Your Neck Holds the Key to Physical and Emotional Health

by Takayoshi Matsui, M.D.


189 pages / August 2011 / 1400 yen (w/o tax)

Taking proper care of the neck can cure headaches, dizziness, chills, chronic fatigue, and other minor ailments.


Over the past 10 years, more and more people complain of minor ailments, such as headaches, dizziness, autonomic ataxia, panic disorder, depression, menopausal symptoms, chronic fatigue, dry eyes, hyperhidrosis (excessive sweating), stomachache, and dry mouth. Do you have any of these?
They’re often termed “unidentified ailments.” Although people tend to take them lightly because they’re not as serious as something like cancer or stroke, they all have unknown causes. For that reason, many sufferers are left untreated even after many trips to the hospital. Many people struggle with these ailments for years and are unable to enjoy healthy lives.
However, after 30 years of research, an authority in neurosurgery, Dr. Takayoshi Matsui, has discovered that the causes and cure for these ailments lie in the neck. The neck has a high concentration of important nerves that determine our health. When the neck is fatigued, the muscles stiffen, causing cramps. These cramps put pressure on the nerves, especially on the autonomic nerves, leading to a myriad of health problems.
So, what can we do to restore an ailing body to health? The answer is simple. Don’t strain your neck or cause it to cramp. Our necks become fatigued because we now have “bent-over/downward-oriented” lifestyles, which are dominated by cell phones and computers. Facing downward strains the muscles at the back of the neck, causing neck cramps. Therefore, we need to make an effort to have lifestyles that are “upward oriented.” Just by doing this, there won’t be a buildup of stress on the neck. Headaches, chills, and other minor ailments will be things of the past, and you can be and you can be free of them for the rest of your life.
This book carefully outlines good and bad habits for the neck, stretching exercises to help strengthen the neck, and numerous other health concerns and how to remedy them.
This book is a kind of “introduction to health” guide, and it will help you keep your body healthy and whole.
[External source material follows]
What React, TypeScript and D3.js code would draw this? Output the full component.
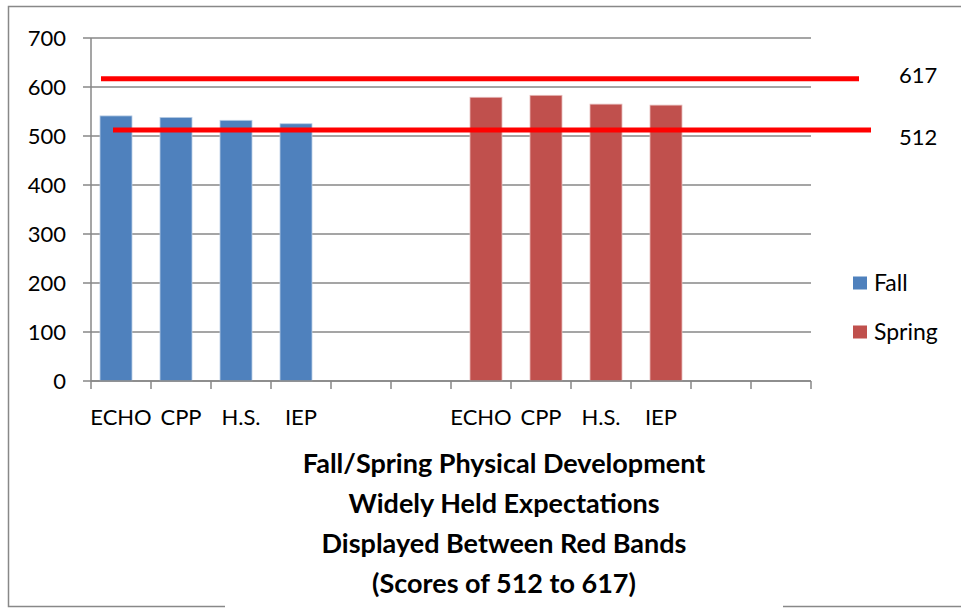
import React from "react";
import * as d3 from "d3";

const categories = ["ECHO", "CPP", "H.S.", "IEP", "", "", "ECHO", "CPP", "H.S.", "IEP", "", ""];
const fallValues: (number | null)[] = [541, 538, 532, 525, null, null, null, null, null, null, null, null];
const springValues: (number | null)[] = [null, null, null, null, null, null, 579, 583, 565, 563, null, null];
const yTicks = [0, 100, 200, 300, 400, 500, 600, 700];
const bandValues = [617, 512];
const titleLines = [
  "Fall/Spring Physical Development",
  "Widely Held Expectations",
  "Displayed Between Red Bands",
  "(Scores of 512 to 617)",
];
const seriesNames = ["Fall", "Spring"];
const seriesColors = ["#4F81BD", "#C0504D"];

const W = 961;
const H = 608;
const plot = { left: 91, right: 811, top: 38, bottom: 381 };
const FONT = "Lato, 'Open Sans', sans-serif";

export default function App() {
  const x = d3
    .scaleBand<number>()
    .domain(categories.map((_, i) => i))
    .range([plot.left, plot.right])
    .padding(0);
  const y = d3.scaleLinear().domain([0, 700]).range([plot.bottom, plot.top]);
  const bw = x.bandwidth();
  const barW = bw * 0.533;
  const shift = bw * 0.0833;
  const series = [fallValues, springValues];
  const gridColor = "#878787";

  const bandExtents = [
    [plot.left + 10, plot.right + 48],
    [plot.left + 22, plot.right + 60],
  ];

  return (
    <svg
      width={W}
      height={H}
      style={{ position: "absolute", left: 0, top: 0, background: "#fff" }}
      fontFamily={FONT}
    >
      <rect x={8.5} y={6.5} width={W + 10} height={600} fill="#fff" stroke="#888" strokeWidth={1.5} />

      {yTicks.map((t) => (
        <line
          key={"g" + t}
          x1={plot.left - 8}
          x2={plot.right}
          y1={y(t)}
          y2={y(t)}
          stroke={gridColor}
          strokeWidth={1.5}
        />
      ))}
      <line x1={plot.left} x2={plot.left} y1={plot.top} y2={plot.bottom} stroke={gridColor} strokeWidth={1.5} />
      {yTicks.map((t) => (
        <text key={"yl" + t} x={66} y={y(t)} dy="0.35em" textAnchor="end" fontSize={22} fill="#000">
          {t}
        </text>
      ))}

      {series.map((vals, si) =>
        vals.map((v, i) =>
          v == null ? null : (
            <rect
              key={"b" + si + "-" + i}
              x={(x(i) as number) + bw / 2 - barW / 2 + (si === 0 ? -shift : shift)}
              y={y(v)}
              width={barW}
              height={y(0) - y(v)}
              fill={seriesColors[si]}
              stroke={si === 0 ? "#B9CDE5" : "#E6B9B8"}
              strokeWidth={0.8}
            />
          )
        )
      )}

      <line x1={plot.left} x2={plot.right} y1={plot.bottom} y2={plot.bottom} stroke={gridColor} strokeWidth={1.5} />
      {[...categories.map((_, i) => x(i) as number), plot.right].map((px, i) => (
        <line key={"xt" + i} x1={px} x2={px} y1={plot.bottom} y2={plot.bottom + 8} stroke={gridColor} strokeWidth={1.5} />
      ))}
      {categories.map((c, i) => (
        <text key={"xl" + i} x={(x(i) as number) + bw / 2} y={425} textAnchor="middle" fontSize={22} fill="#000">
          {c}
        </text>
      ))}

      {bandValues.map((v, i) => (
        <g key={"band" + v}>
          <line x1={bandExtents[i][0]} x2={bandExtents[i][1]} y1={y(v)} y2={y(v)} stroke="#FF0000" strokeWidth={5} />
          <text x={899} y={y(v) + (i === 0 ? -3 : 7)} dy="0.35em" fontSize={22} fill="#000">
            {v}
          </text>
        </g>
      ))}

      {seriesNames.map((n, i) => (
        <g key={"leg" + n} transform={`translate(853, ${283 + i * 49})`}>
          <rect x={0} y={-6.5} width={14} height={13} fill={seriesColors[i]} />
          <text x={21} y={0} dy="0.35em" fontSize={23} fill="#000">
            {n}
          </text>
        </g>
      ))}

      <rect x={225} y={440} width={558} height={170} fill="#fff" />
      {titleLines.map((t, i) => (
        <text key={"t" + i} x={504} y={473 + i * 40} textAnchor="middle" fontSize={27} fontWeight="bold" fill="#000">
          {t}
        </text>
      ))}
    </svg>
  );
}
From the table of contents

– How the world’s first revolutionary treatment came about
– The parasympathetic nervous system holds all the keys to health
– Trust the doctor who tells you “there’s nothing we can do”
– Why there are more passive men these days
– Therapy for the body rather than the mind is more effective in treating depression
– Bluefish and tuna are good for you
– Learn how to refresh yourself
– The level of excitement determines the quality of a person’s life

From the editor

Actually, I myself tended to be “downward facing.” Until I read what Dr. Matsui had to say, I didn’t think that there was anything wrong with me. I still took my physical condition lightly even when I didn’t feel well.
Then I met Dr. Matsui, and he told me that the minor ailments were a sign that my neck was screaming for attention, and that it was a chance for me to reconsider how I manage my health. He also said that there would be a significant improvement in my health if I consistently took proper care of my neck, and that I wouldn’t even catch colds.
The causes of most health problems are found in the neck. When the problems continue unaddressed, they can even lead to depression. Restore your health through your neck before this happens! The healthier your neck is, the happier and more enjoyable your life will be. I believe that the day has come when you can actually experience this for yourself.


Takayoshi Matsui, M.D.

Takayoshi Matsui is a neurosurgeon. He graduated from The University of Tokyo, School of Medicine in 1967. He then did research at the Brain and Neuroscience Center of the Albert Einstein College of Medicine and was also involved in the development of the world’s first full-body CT scanner at Georgetown University.
Dr. Matsui was instrumental in introducing CT scanners to Japan and promoting their use throughout the country, resulting in a drastic decrease in deaths caused by stroke. Following his efforts, Japan became the country with the highest prevalence of CT scanners. Furthermore, the results of his research on “hit by pitch” in baseball led to the standard use of batting helmets with earflaps. After his return to Japan, he became an assistant professor at the Osaka Medical College and a visiting professor at Teikyo University. He is currently director of the Matsui Hospital and Tokyo Neurological Center. Dr. Matsui carried out research on autonomic ataxia for 30 years and came up with the first method of treatment for the condition. He has also established the treatment for 16 ailments that were considered incurable. In 1978, he discovered cervical neuromuscular syndrome (CNMS).
He has authored many books, including An Atlas of the Human Brain for Computerized Tomography (Igaku-Shoin; Asao Hirano, Co-author), which received the International Publishers Prize.